RE: Soft Metric Drawings

Many ASME standards are already metric; and tables with the former British units in an appendix.  Some metric units such as bar for pressure are not the SI unit of choice.

Many electrical standards include metric units.  Coordination exists such as ISA and NEMA with IEC.  This may apply to IEEE standards too.

RE: Soft Metric Drawings

plilly,
from my own experience: try to create all new design in "hard" metric. If you go "soft", the dimensions on your drawings will look very strange for the people working strictly metric. Millimeters are tiny units (something what the inch users do not realize when they look at the drawings/dimensions). Do not use the decimal fractions of millimeters unless really necessary. The "soft" approach will lead you to dimensioning in hundredths or thousandths of the millimeter. Something what is really not necessary and not easy to measure.
There are also "series of preferred sizes" in metric design (standardized in both ISO and ANSI) - in new design use those if you can, the tooling/measuring (metric) will be easier to select.
Good luck, plilly and Merry Christmas to all who recognize and celebrate it.  

RE: Soft Metric Drawings

Plilly, is your company currently adopting GD&T?

RE: Soft Metric Drawings

Quote:

There are also "series of preferred sizes" in metric design (standardized in both ISO and ANSI)

I first ran into this concept when writing a screw thread calculation program for ISO threads.  ISO 965 provides formulas for calculating the various diameters, but then states:

"The values for pitch and crest diameter tolerances and for fundamental deviations have been calculated from the formulae and then rounded off to the nearest value in the R40 series of preferred numbers.  However, when decimals appear, the value has been further rounded off to the nearest whole number"

It gets worse.

"In order to reproduce a smooth progression, these rules of rounding have not always been used."

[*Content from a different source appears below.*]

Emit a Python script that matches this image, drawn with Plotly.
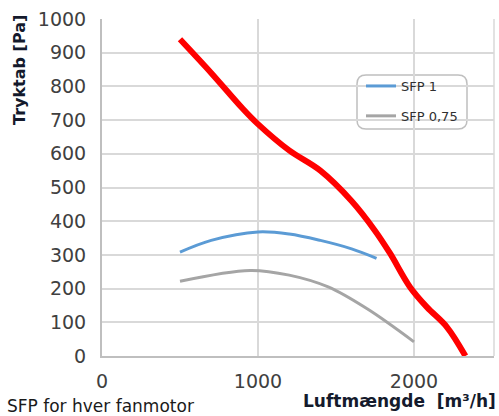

ISO 965-1:1998(E), section 13
 

Software For Metalworking
http://closetolerancesoftware.com
 

RE: Soft Metric Drawings

There is not too much to calculate in ISO or any other threads. Use the existing standardized threads dimensions from the appropriate standard(s). Similar situation is with thread tolerances.

 

RE: Soft Metric Drawings

ISO 965 has tables of tolerances and allowances only for some combinations of major diameter and pitch.  Combinations not listed, and there are many in use, must rely on formulas and, presumably, rounding using the R40 series of preferred numbers.

This is also true for metric trapezoidal and metric buttress threads.





 

Software For Metalworking
http://closetolerancesoftware.com
 

RE: Soft Metric Drawings

I do not see any reason to look for metric thread which is not in that standard (or in the Machinery's Handbook and other books). If there is a necessity to do it, then you are right, and then you have to "design" both internal and external threads and fully dimension it on the drawing. It also means that you are losing the primary advantage of the standardization. I never needed to do it.

RE: Soft Metric Drawings

plilly

What is the main aspect of your concern, going metric or using iso specs?  The newer versions of Y14.5 and several related specs already are (or at least allow for) metric.  There are implications in slightly different definitions for some of the GD& T between the 2 though.

We have fabricators in Asia that work to our inch drawings with ASME/ANSI standards invoked.  Whether they actually fully understand some of the implications is another matter.

KENAT,

Have you reminded yourself of FAQ731-376: Eng-Tips.com Forum Policies recently, or taken a look at posting policies: http://eng-tips.com/market.cfm?

RE: Soft Metric Drawings

Plilly - Do yourself and your company a great favor - Go hard metric and stick with ISO or DIN. If you don't, it will come to haunt you forever and you will come to regret it. Make the change now and complete. Bin there-done that.

RE: Soft Metric Drawings

Thank you Kenat for some very valuable information. I think plilly is looking for directions of which way to go in regards to his company working together with the European parent Co.. I think most European companies are more or less with ISO. If it is a German Co. they will be DIN which in most cases is identical to ISO. Thank you for bringing up some very interesting points.